Print exactly those lines that run from the beginning of the data to the line bearing "const yTicks = [0.1, 0.3, 0.5, 0.7, 0.9, 1.1];", inclusive.

* **PROVIDED MATERIAL**:
::::::::::

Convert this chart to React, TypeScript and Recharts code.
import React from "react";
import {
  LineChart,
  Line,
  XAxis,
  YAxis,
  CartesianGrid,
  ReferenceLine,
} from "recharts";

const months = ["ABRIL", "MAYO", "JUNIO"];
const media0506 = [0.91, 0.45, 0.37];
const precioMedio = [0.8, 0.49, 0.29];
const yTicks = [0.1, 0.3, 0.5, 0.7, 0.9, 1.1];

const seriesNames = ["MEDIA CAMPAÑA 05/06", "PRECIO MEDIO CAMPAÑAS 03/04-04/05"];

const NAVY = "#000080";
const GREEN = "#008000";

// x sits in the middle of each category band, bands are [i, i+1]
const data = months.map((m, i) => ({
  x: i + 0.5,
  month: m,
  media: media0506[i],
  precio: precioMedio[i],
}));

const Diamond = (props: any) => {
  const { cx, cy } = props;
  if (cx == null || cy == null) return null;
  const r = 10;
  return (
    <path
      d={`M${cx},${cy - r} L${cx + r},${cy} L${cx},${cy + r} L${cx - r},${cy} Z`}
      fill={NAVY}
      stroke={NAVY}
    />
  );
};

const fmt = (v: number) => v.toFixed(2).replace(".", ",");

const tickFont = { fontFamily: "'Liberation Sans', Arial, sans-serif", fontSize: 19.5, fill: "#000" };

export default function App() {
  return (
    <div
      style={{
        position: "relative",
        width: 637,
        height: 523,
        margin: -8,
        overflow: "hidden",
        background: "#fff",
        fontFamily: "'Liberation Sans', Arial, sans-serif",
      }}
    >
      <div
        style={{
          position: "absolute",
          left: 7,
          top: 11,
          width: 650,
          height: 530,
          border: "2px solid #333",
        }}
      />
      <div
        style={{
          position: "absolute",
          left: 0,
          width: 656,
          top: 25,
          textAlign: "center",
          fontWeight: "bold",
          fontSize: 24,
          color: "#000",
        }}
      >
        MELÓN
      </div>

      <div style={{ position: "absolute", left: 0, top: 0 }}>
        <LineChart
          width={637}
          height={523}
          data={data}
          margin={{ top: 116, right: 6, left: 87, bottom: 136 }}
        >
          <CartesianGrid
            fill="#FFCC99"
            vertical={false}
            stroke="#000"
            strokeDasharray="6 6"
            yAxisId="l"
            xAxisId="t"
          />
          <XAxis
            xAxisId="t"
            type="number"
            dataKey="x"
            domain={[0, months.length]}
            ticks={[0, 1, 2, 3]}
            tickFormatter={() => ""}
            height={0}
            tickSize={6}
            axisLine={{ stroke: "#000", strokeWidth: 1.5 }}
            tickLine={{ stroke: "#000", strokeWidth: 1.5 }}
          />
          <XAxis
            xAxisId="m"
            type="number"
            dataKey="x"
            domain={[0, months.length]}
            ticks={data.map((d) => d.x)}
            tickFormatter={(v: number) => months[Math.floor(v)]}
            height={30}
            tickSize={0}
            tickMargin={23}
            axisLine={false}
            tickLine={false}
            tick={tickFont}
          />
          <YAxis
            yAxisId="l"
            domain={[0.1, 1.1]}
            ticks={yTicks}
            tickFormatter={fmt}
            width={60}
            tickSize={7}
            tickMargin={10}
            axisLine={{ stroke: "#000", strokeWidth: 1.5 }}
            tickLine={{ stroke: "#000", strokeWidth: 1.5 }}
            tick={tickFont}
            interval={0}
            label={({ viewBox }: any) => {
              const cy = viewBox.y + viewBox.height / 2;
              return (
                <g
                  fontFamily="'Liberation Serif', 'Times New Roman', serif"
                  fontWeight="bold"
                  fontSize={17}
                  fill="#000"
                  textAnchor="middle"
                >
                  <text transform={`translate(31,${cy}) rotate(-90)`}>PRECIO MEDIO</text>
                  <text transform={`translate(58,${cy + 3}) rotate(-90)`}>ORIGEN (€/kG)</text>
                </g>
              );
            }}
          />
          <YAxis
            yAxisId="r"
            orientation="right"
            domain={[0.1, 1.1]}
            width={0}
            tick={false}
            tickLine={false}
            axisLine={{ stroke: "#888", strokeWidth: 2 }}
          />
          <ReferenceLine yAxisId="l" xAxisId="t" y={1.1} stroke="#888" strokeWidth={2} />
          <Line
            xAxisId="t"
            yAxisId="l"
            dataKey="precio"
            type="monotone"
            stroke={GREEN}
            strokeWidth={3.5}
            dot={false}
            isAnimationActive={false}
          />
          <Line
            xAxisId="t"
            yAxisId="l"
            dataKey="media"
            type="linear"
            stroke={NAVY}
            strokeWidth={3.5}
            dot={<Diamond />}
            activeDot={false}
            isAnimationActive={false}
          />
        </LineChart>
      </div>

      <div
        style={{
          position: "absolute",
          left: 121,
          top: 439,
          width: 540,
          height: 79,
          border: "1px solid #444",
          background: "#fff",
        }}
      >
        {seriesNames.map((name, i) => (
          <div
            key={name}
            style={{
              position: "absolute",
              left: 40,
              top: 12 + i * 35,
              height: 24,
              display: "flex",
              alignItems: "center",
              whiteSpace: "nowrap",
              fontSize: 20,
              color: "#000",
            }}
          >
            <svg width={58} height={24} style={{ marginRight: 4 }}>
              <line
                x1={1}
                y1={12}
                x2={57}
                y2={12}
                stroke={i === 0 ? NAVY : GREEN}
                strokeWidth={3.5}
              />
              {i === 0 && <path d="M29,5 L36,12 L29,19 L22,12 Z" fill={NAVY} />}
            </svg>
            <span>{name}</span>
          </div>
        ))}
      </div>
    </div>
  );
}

::::::::::

* **EXPECTED ANSWER**:
Convert this chart to React, TypeScript and Recharts code.
import React from "react";
import {
  LineChart,
  Line,
  XAxis,
  YAxis,
  CartesianGrid,
  ReferenceLine,
} from "recharts";

const months = ["ABRIL", "MAYO", "JUNIO"];
const media0506 = [0.91, 0.45, 0.37];
const precioMedio = [0.8, 0.49, 0.29];
const yTicks = [0.1, 0.3, 0.5, 0.7, 0.9, 1.1];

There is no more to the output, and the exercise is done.